Elle fonda et dirigea vingt années durant divers hebdomadaires et mensuels pour le groupe « Hachette- Filipacchi- Media » - tels le mensuel Playboy-France, l’hebdomadaire Pariscope et « F Magazine, »- mensuel féministe racheté au groupe Servan-Schreiber, qu’Annick Geille reformula et dirigea cinq ans, aux côtés de Robert Doisneau, qui réalisait toutes les photos. Après avoir travaillé trois ans au Figaro- Littéraire aux côtés d’Angelo Rinaldi, de l’Académie Française, elle dirigea "La Sélection des meilleurs livres de la période" pour le « Magazine des Livres », qui devint Le Salon Littéraire en ligne-, tout en rédigeant chaque mois une critique littéraire pour le mensuel -papier "Service Littéraire".
Annick Geille remet depuis quelques années à Atlantico -premier quotidien en ligne de France-une chronique vouée à la littérature et à ceux qui la font : « Litterati ».
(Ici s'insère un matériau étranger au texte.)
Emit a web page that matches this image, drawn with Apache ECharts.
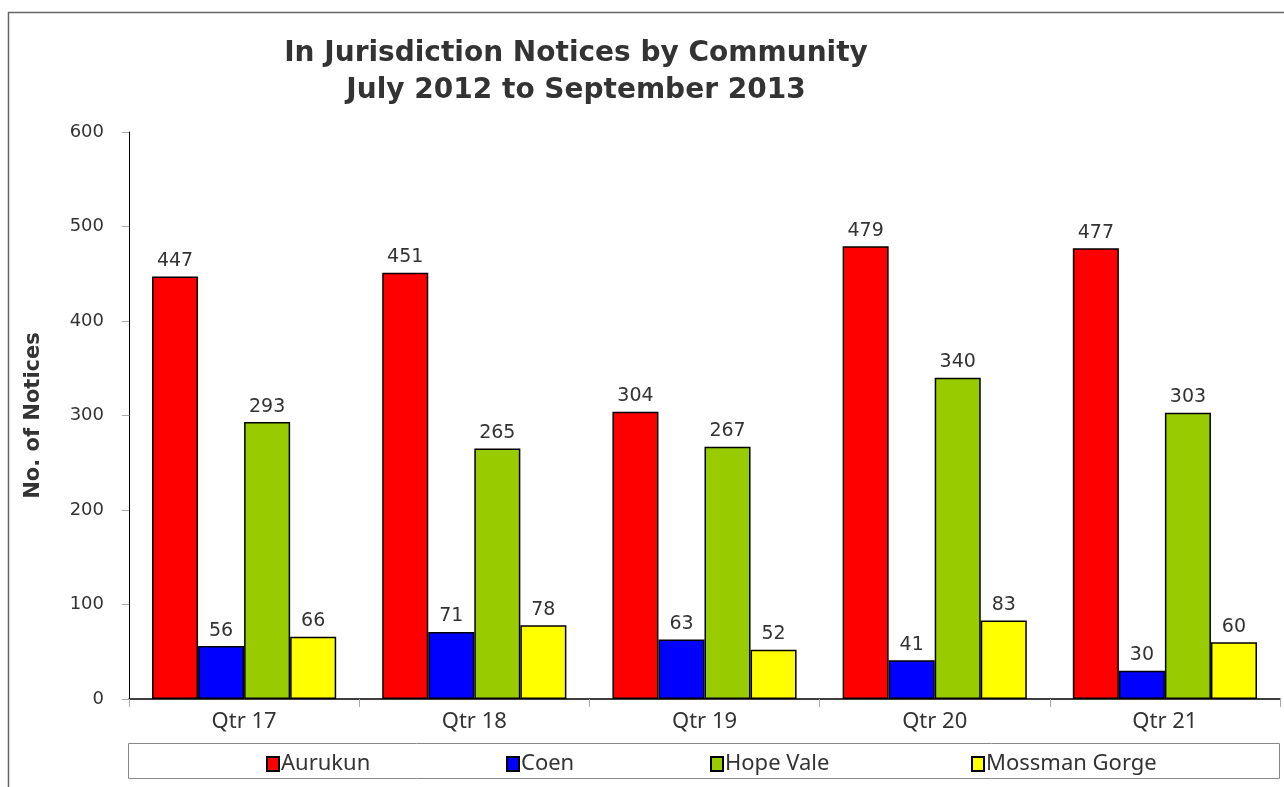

Son dernier film "Asphalte", avec Isabelle Huppert et Valérie Bruni Tedeschi est une adaptation de son roman autobiographique "Chroniques de l'asphalte" -souvenirs - en plusieurs tomes -de son enfance en banlieue ( chez Pocket), car Samuel Benchetrit est aussi romancier ( « Récit d’un branleur », « Chien », « Reviens », « La nuit avec ma femme » :« Ce qui chavire le coeur dans ce beau livre modeste et discret est la permanente tendresse pour la femme enfuie »/ TéléraMa)-en l’occurrence Marie Trintignant.
Pour ce qui est de « Maman ! » - dont le texte est publié chez Grasset ces jours-ci – la pièce se jouera à partir du 14 septembre prochain au Théâtre Édouard VII (http://www.theatreedouard7.com), à Paris .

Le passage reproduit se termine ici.